In reality, though, trying to be my children’s best friend is cowardly. It is the easier road, the one lacking discipline and responsibility, paved with an easy acquiescence to every desire all born out of that same insecurity that told me which clothes to wear or not wear when I was 13. But the gospel frees us from that fear. It frees us because the gospel reminds us that we don’t really need any approval from any man. Or woman. Or child, for that matter. In the gospel we have the approval of God in Christ. That approval arms us for the hard road of parenting. It frees us to do the difficult work of discipline. It propels us to choose what is best rather than what is convenient, easy, or comfortable for our children, even if those choices make them not like us in the moment. Because of the gospel, I don’t have to be friends with my children. I can instead be their father.

2. Overschedule their activities.

I am many times overwhelmed at the wealth of opportunities our kids have before them.
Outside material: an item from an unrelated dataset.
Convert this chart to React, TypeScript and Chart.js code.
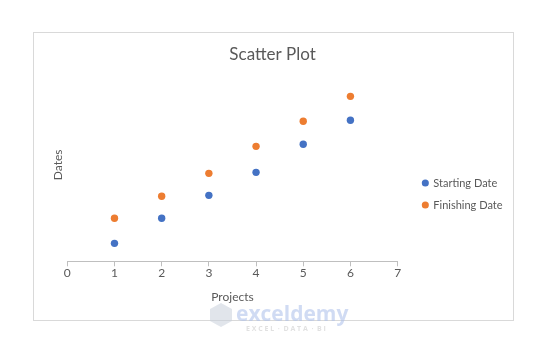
import React, { useEffect, useRef } from "react";
import { Chart, registerables } from "chart.js";

Chart.register(...registerables);

const projects = [1, 2, 3, 4, 5, 6];
const startingDates = [9.3, 22.3, 34.2, 46.1, 60.7, 73.1];
const finishingDates = [22.3, 33.7, 45.6, 59.6, 72.6, 85.5];
const xTickValues = [0, 1, 2, 3, 4, 5, 6, 7];
const seriesNames = ["Starting Date", "Finishing Date"];
const seriesColors = ["#4472C4", "#ED7D31"];
const chartTitle = "Scatter Plot";
const xTitle = "Projects";
const yTitle = "Dates";

const TEXT = "#595959";
const FONT = "Lato, 'Open Sans', sans-serif";

const framePlugin = {
  id: "frame",
  beforeDraw(chart: any) {
    const ctx = chart.ctx;
    ctx.save();
    ctx.fillStyle = "#ffffff";
    ctx.fillRect(0, 0, chart.width, chart.height);
    ctx.strokeStyle = "#D9D9D9";
    ctx.lineWidth = 1;
    ctx.strokeRect(33.5, 32.5, 480, 288);
    ctx.restore();
  },
  afterLayout(chart: any) {
    // Excel leaves a small gap between the plot area and the legend
    const lg = chart.legend;
    if (lg) {
      lg.left += 14.2;
      lg.right += 14.2;
    }
  },
  afterDraw(chart: any) {
    const ctx = chart.ctx;
    ctx.save();
    // faint watermark
    ctx.globalAlpha = 0.55;
    ctx.fillStyle = "#C9CFDA";
    ctx.beginPath();
    ctx.moveTo(221, 303);
    ctx.lineTo(232, 309);
    ctx.lineTo(232, 321);
    ctx.lineTo(221, 327);
    ctx.lineTo(210, 321);
    ctx.lineTo(210, 309);
    ctx.closePath();
    ctx.fill();
    ctx.fillStyle = "#A9BDE9";
    ctx.font = "bold 21px 'Open Sans', sans-serif";
    ctx.textBaseline = "alphabetic";
    ctx.fillText("exceldemy", 236, 321);
    ctx.fillStyle = "#C8C8C8";
    ctx.font = "bold 7px 'Open Sans', sans-serif";
    ctx.fillText("E X C E L  ·  D A T A  ·  B I", 246, 331);
    ctx.restore();
  },
};

export default function App() {
  const ref = useRef<HTMLCanvasElement>(null);

  useEffect(() => {
    if (!ref.current) return;
    const chart = new Chart(ref.current, {
      type: "scatter",
      data: {
        datasets: [
          {
            label: seriesNames[0],
            data: projects.map((x, i) => ({ x, y: startingDates[i] })),
            backgroundColor: seriesColors[0],
            borderColor: seriesColors[0],
            borderWidth: 0,
            pointRadius: 3.7,
            pointBorderWidth: 0,
          },
          {
            label: seriesNames[1],
            data: projects.map((x, i) => ({ x, y: finishingDates[i] })),
            backgroundColor: seriesColors[1],
            borderColor: seriesColors[1],
            borderWidth: 0,
            pointRadius: 3.7,
            pointBorderWidth: 0,
          },
        ],
      },
      options: {
        responsive: false,
        animation: false,
        layout: { padding: { top: 40, bottom: 1, left: 46.9, right: 51.7 } },
        plugins: {
          title: {
            display: true,
            text: chartTitle,
            color: TEXT,
            font: { family: FONT, size: 17, weight: "normal" },
            padding: { top: 4, bottom: 4 },
          },
          legend: {
            position: "right",
            align: "center",
            labels: {
              usePointStyle: true,
              pointStyle: "circle",
              boxWidth: 5,
              boxHeight: 5,
              padding: 11,
              color: TEXT,
              font: { family: FONT, size: 11 },
            },
          },
          tooltip: { enabled: false },
        },
        scales: {
          x: {
            type: "linear",
            position: "bottom",
            min: 0,
            max: 7,
            afterBuildTicks: (s: any) => {
              s.ticks = xTickValues.map((v) => ({ value: v }));
            },
            ticks: {
              color: TEXT,
              padding: 0,
              font: { family: FONT, size: 12 },
              maxRotation: 0,
            },
            grid: {
              display: true,
              drawOnChartArea: false,
              drawTicks: true,
              tickLength: 5,
              color: "#BFBFBF",
            },
            border: { display: true, color: "#BFBFBF" },
            title: {
              display: true,
              text: xTitle,
              color: TEXT,
              font: { family: FONT, size: 12 },
              padding: { top: 9.1, bottom: 43.8 },
            },
          },
          y: {
            type: "linear",
            position: "left",
            min: 0,
            max: 100,
            ticks: { display: false },
            grid: { display: false, drawTicks: false },
            border: { display: false },
            title: {
              display: true,
              text: yTitle,
              color: TEXT,
              font: { family: FONT, size: 12 },
              padding: { top: 4, bottom: 2 },
            },
          },
        },
      },
      plugins: [framePlugin],
    });
    return () => chart.destroy();
  }, []);

  return (
    <div style={{ position: "fixed", left: 0, top: 0, width: 550, height: 349, background: "#fff" }}>
      <canvas ref={ref} width={550} height={349} style={{ width: 550, height: 349, display: "block" }} />
    </div>
  );
}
It seems like every other day that there is a new sport, or a new club, or a new class, or a new whatever that our sons or daughter can be involved in. And because we love our children and want them to be successful and have fun and find out what their likes and dislikes are, the temptation is always to say yes. But when you say yes all the time, you eventually end up with a schedule so overcrowded that there’s no room to breathe. Though involvement in sports or clubs or whatever might be fine in and of itself, I believe that the desire to push my kids further and further in to more and more stuff is not really for their benefit – it’s for mine. And that’s where it becomes cowardly.
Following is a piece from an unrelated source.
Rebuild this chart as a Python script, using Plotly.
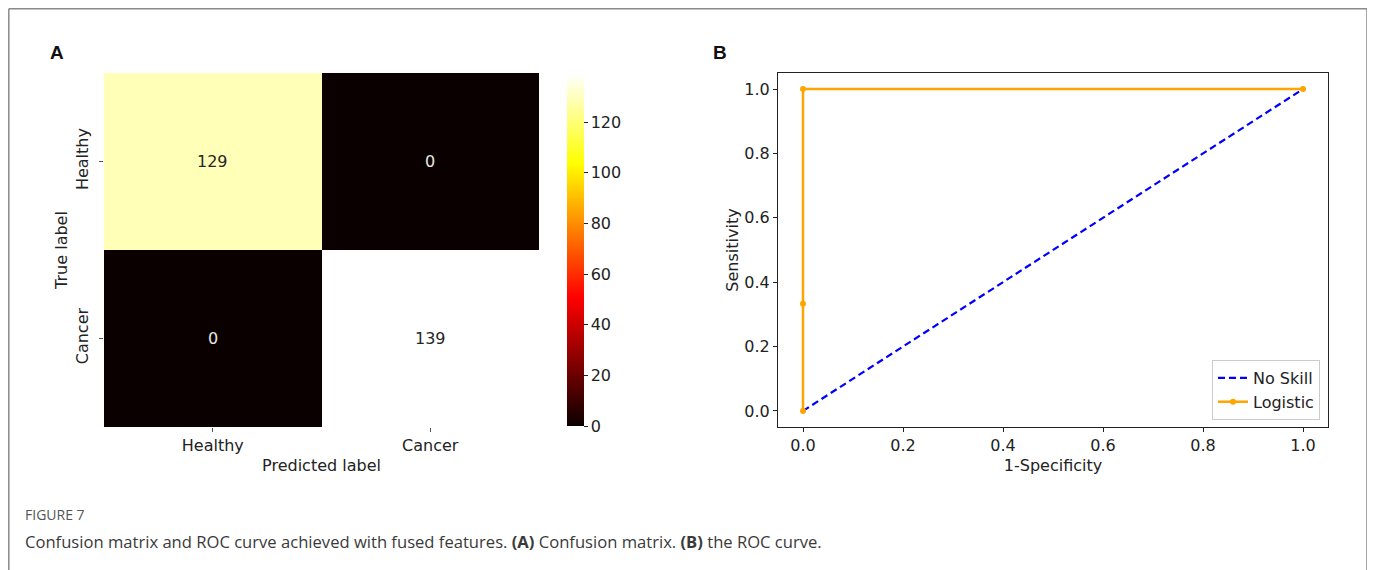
import plotly.graph_objects as go

# ---- data ----
pred_labels = ["Healthy", "Cancer"]
true_labels = ["Healthy", "Cancer"]
cm_values = [[129, 0], [0, 139]]

noskill_fpr = [0.0, 1.0]
noskill_tpr = [0.0, 1.0]
logistic_fpr = [0.0, 0.0, 0.0, 1.0]
logistic_tpr = [0.0, 0.333, 1.0, 1.0]

cbar_ticks = [0, 20, 40, 60, 80, 100, 120]
roc_ticks = [0.0, 0.2, 0.4, 0.6, 0.8, 1.0]

W, H = 1375, 570
OFF = 8  # page body margin offset
FONT = "DejaVu Sans"

def px(x):
    return (x - OFF) / W

def py(y):
    return 1 - (y - OFF) / H

hot = [
    [0.0, "rgb(11,0,0)"],
    [0.365079, "rgb(255,0,0)"],
    [0.746032, "rgb(255,255,0)"],
    [1.0, "rgb(255,255,255)"],
]

fig = go.Figure()

zmax = max(max(r) for r in cm_values)
fig.add_trace(go.Heatmap(
    z=cm_values, x=pred_labels, y=true_labels,
    colorscale=hot, zmin=0, zmax=zmax,
    xaxis="x", yaxis="y", showscale=True, hoverinfo="z",
    colorbar=dict(
        x=px(567), xanchor="left", xpad=0, y=py(250), yanchor="middle", ypad=0,
        len=352 / H, lenmode="fraction", thickness=17, thicknessmode="pixels",
        outlinewidth=0, ticks="outside", ticklen=4, tickcolor="#222",
        tickvals=cbar_ticks, tickfont=dict(family=FONT, size=16, color="#222"),
    ),
))

# cell annotations
for i, tl in enumerate(true_labels):
    for j, pl in enumerate(pred_labels):
        v = cm_values[i][j]
        col = "#262626" if v / zmax > 0.5 else "#e8e8e8"
        fig.add_annotation(x=pl, y=tl, xref="x", yref="y", text=str(v),
                           showarrow=False, font=dict(family=FONT, size=16, color=col))

fig.add_trace(go.Scatter(
    x=noskill_fpr, y=noskill_tpr, mode="lines", name="No Skill",
    line=dict(color="#0000ff", width=2.2, dash="7px,4px"),
    xaxis="x2", yaxis="y2",
))
fig.add_trace(go.Scatter(
    x=logistic_fpr, y=logistic_tpr, mode="lines+markers", name="Logistic",
    line=dict(color="#ffa500", width=2.5), marker=dict(color="#ffa500", size=6),
    xaxis="x2", yaxis="y2",
))

axis_font = dict(family=FONT, size=16, color="#222")

fig.update_layout(
    width=W, height=H, margin=dict(l=0, r=0, t=0, b=0),
    paper_bgcolor="white", plot_bgcolor="white",
    font=dict(family=FONT, size=16, color="#222"),
    xaxis=dict(domain=[px(104), px(539)], anchor="y", showgrid=False, zeroline=False,
               ticks="outside", ticklen=4, tickcolor="#555", showline=False,
               tickfont=axis_font,
               title=dict(text="Predicted label", font=axis_font, standoff=5)),
    yaxis=dict(domain=[py(427), py(73)], anchor="x", showgrid=False, zeroline=False,
               autorange="reversed", ticks="outside", ticklen=4, tickcolor="#555",
               tickangle=-90, tickfont=axis_font, ticklabelstandoff=5,
               title=dict(text="True label", font=axis_font, standoff=0)),
    xaxis2=dict(domain=[px(778), px(1328)], anchor="y2", range=[-0.05, 1.05],
                showgrid=False, zeroline=False, showline=True, linecolor="#222", linewidth=1,
                mirror=True, ticks="outside", ticklen=4, tickcolor="#222",
                tickvals=roc_ticks, tickformat=".1f", tickfont=axis_font,
                title=dict(text="1-Specificity", font=axis_font, standoff=5)),
    yaxis2=dict(domain=[py(427), py(73)], anchor="x2", range=[-0.05, 1.05],
                showgrid=False, zeroline=False, showline=True, linecolor="#222", linewidth=1,
                mirror=True, ticks="outside", ticklen=4, tickcolor="#222",
                tickvals=roc_ticks, tickformat=".1f", tickfont=axis_font,
                title=dict(text="Sensitivity", font=axis_font, standoff=1)),
    legend=dict(x=px(1320), xanchor="right", y=py(420), yanchor="bottom",
                bgcolor="rgba(255,255,255,0.9)", bordercolor="#cccccc", borderwidth=1,
                font=dict(family=FONT, size=16, color="#222"),
                tracegroupgap=0, itemwidth=30),
    showlegend=True,
)

# panel labels
fig.add_annotation(x=px(48), y=py(52), xref="paper", yref="paper", text="<b>A</b>",
                   showarrow=False, xanchor="left", yanchor="middle",
                   font=dict(family="Liberation Sans", size=19, color="#111"))
fig.add_annotation(x=px(711), y=py(52), xref="paper", yref="paper", text="<b>B</b>",
                   showarrow=False, xanchor="left", yanchor="middle",
                   font=dict(family="Liberation Sans", size=19, color="#111"))

# caption
fig.add_annotation(x=px(23), y=py(514), xref="paper", yref="paper", text="FIGURE 7",
                   showarrow=False, xanchor="left", yanchor="middle",
                   font=dict(family="Open Sans", size=14, color="#555"))
fig.add_annotation(x=px(23), y=py(541), xref="paper", yref="paper",
                   text="Confusion matrix and ROC curve achieved with fused features. <b>(A)</b> Confusion matrix. <b>(B)</b> the ROC curve.",
                   showarrow=False, xanchor="left", yanchor="middle",
                   font=dict(family="Open Sans", size=16.6, color="#3a3a3a"))

# outer frame
LC = dict(color="#8a8a8a", width=1.5)
fig.add_shape(type="line", xref="paper", yref="paper", x0=px(8.8), x1=px(8.8), y0=-0.05, y1=py(8.8), line=LC)
fig.add_shape(type="line", xref="paper", yref="paper", x0=px(8.8), x1=px(1367), y0=py(8.8), y1=py(8.8), line=LC)
fig.add_shape(type="line", xref="paper", yref="paper", x0=px(1367), x1=px(1367), y0=-0.05, y1=py(8.8), line=LC)

fig.write_html("out.html")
I might find myself overscheduling their activities because I’m afraid they are going to miss out on something. That they won’t be the coolest kid involved in just the right thing. So I stand passively by against the onslaught of potential opportunities knocking at our door. But the gospel frees me from this, too. The gospel reminds me, and helps me to raise our children, to know their worth and value is not measured by the amount of stuff in their schedule, but instead by the death of Jesus on the cross. And because of that, it’s perfectly fine to take the courageous road of self-limitation.
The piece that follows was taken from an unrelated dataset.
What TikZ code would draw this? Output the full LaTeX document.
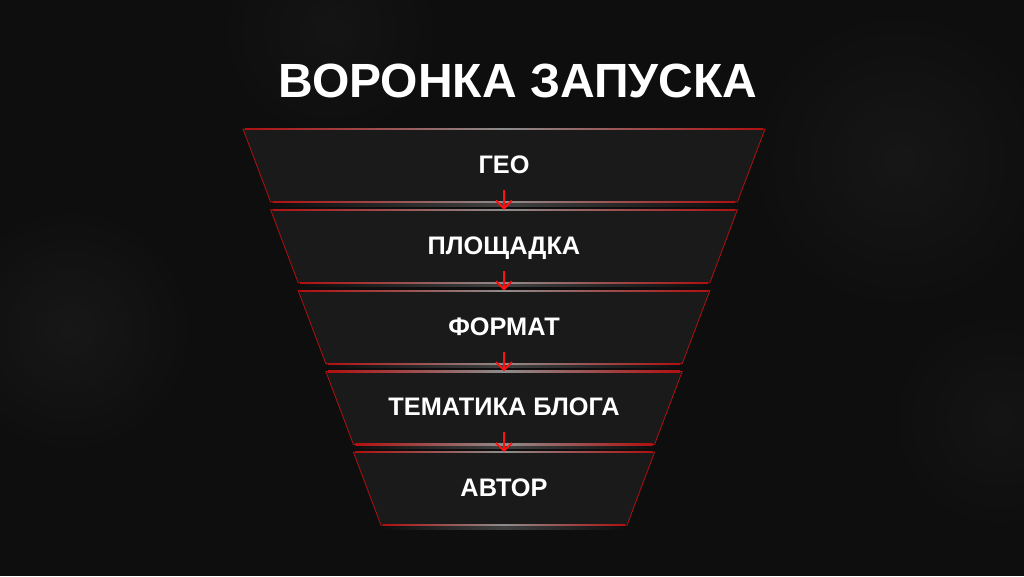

3. Manufacture their desires.

There are many things I remember fondly from my own childhood. Some of them I was pretty good at; the others I remember myself being better than I actually was. I think inside any parent is the desire to share what they enjoy with their children. The rub comes, though, when your children are not interested in the same kinds of things that you loved and maybe excelled in when you were their age.

Cowardly parenting tries relentlessly to manufacture the desires of their children so that they love the same kinds of things that you did. When we do this as parents, we might convince ourselves that we are just spending quality time with our children, but in reality we are working to bend their God-given shape to our own likeness. We are trying to relive our own experiences through them instead of recognizing that, though they might look like us on the outside, God has knit them in a different way than He has knit us. The courageous way, the way of Jesus, is to humble ourselves. To not hold onto our own selfish desires, but instead, to consider our children better than ourselves. Practically, it means that their “thing” becomes our “thing” instead of trying to make our “thing” their “thing.”

Parenting is serious business. It’s serious responsibility, given to us by God. By His grace, and through the freedom that comes from the gospel, we can bear up under the weight day by day, and parent with courage.